Mammy and Papa living together long. Mammy say me and Rally living with them since we mother go in Aruba – three years now. Mammy say I had three years when she go. Rally had four years. Sometimes Mammy does say, “You doh see all you mother doh even want all you? You en see how she leave all you and go!” Mammy say she go and look for greener pastures. But Miss Kay does say how we in the same boat like a lot of children in Celleste. And like she grandchildren, because their mother gone and look for greener pastures too.
Miss Kay house full up wid children. And she house only have three little rooms. But she does make space for everybody. And I bet if me and Rally have to sleep over by her, she making space for us too- even if she have to put us under the bed! Mammy say that’s why Miss Kay strong like a horse so, because she have to work like a donkey to mind all she children. And all she grandchildren too.”
I don’t remember getting any barrels in our household. We received the occasional packages and presents when someone was coming to visit. I guess my great-grandmother received the monthly envelope with money, which we never heard about, it was not our business. But I remember our friends’ excitement when that truck delivered that tall, tan, cardboard barrel. How their doors were closed during the very private opening and unpacking. And the showing off of their new things, the teasing, the ‘cutting style’. And I remember how left out my brother and I felt.

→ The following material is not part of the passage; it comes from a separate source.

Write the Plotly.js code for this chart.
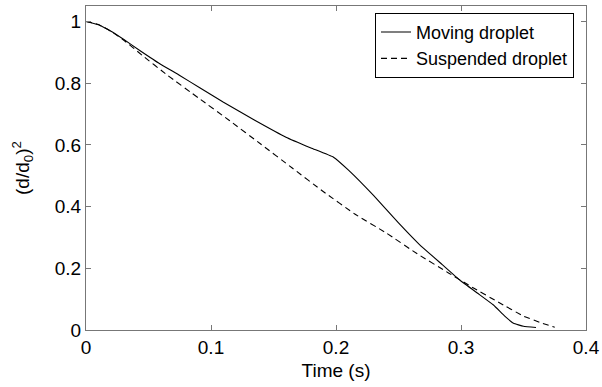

On the other hand, we were lucky to have our father around – somewhere, sometimes. He dropped by regularly, with meat, fish and whatever he could contribute. And I remember my pure joy and uncontained excitement when he visited. He had a special whistle for me. Another excerpt from Force Ripe.
“I could hear that whistle from anywhere. I could hear it from down in the bottom of the garden, even if the donkey braying, all them cocks crowing and the cow calling Papa for she food. And when I hear me whistle, is like something does take me. I does leave anything I doing and run full speed.”
Many of the children in the village hardly ever saw their fathers. Some didn’t even know who their fathers were. And in many cases, neither their mothers, who might have travelled since they were babies.
So how did that affect us? Some parents sent for their children. Some were left with promises to hold on to, and reminded of them, every time an airplane flew past. We didn’t have any promises. I just remember a little longing, yearning for that pretty lady in the picture on the dressing table. I used to look at her and wish she was with us, especially since my great-grandmother intensely disliked me and openly favoured my brother. But we were not beaten and worked as slaves – like some children we knew. I guess in those circumstances, those children had a more urgent longing to be rescued. And I could only imagine it was worse for those left at an older age, who actually experienced and can remember what life was like before they were left behind.
My own mother was left as a teenager. She was one of five children, yet she was the only one left behind, and I don’t think she has ever gotten over that or completely forgiven her mother for it . How did her mother choose which one she was going to leave behind? Why did she leave my mother? Why didn’t she ever take her up when they got settled? I am sure my mother still harbours has lots of questions. I am sure that wound still lances away at her, especially because of the abuse she suffered at the hands of her own grandmother- which in turn affected and influenced the choices she made or was perhaps forced to make – especially the choice to leave her own children in the hands of the very same person who abused her. It must have been a very difficult choice, but in those days, it was just what they did. I guess for many, it was the most popular choice of earning a living and working towards what they perceived as a better future for their children.
The absence of my mother has affected my future in more ways than I have the time to get write about now. But give me my mother over any amount of barrels!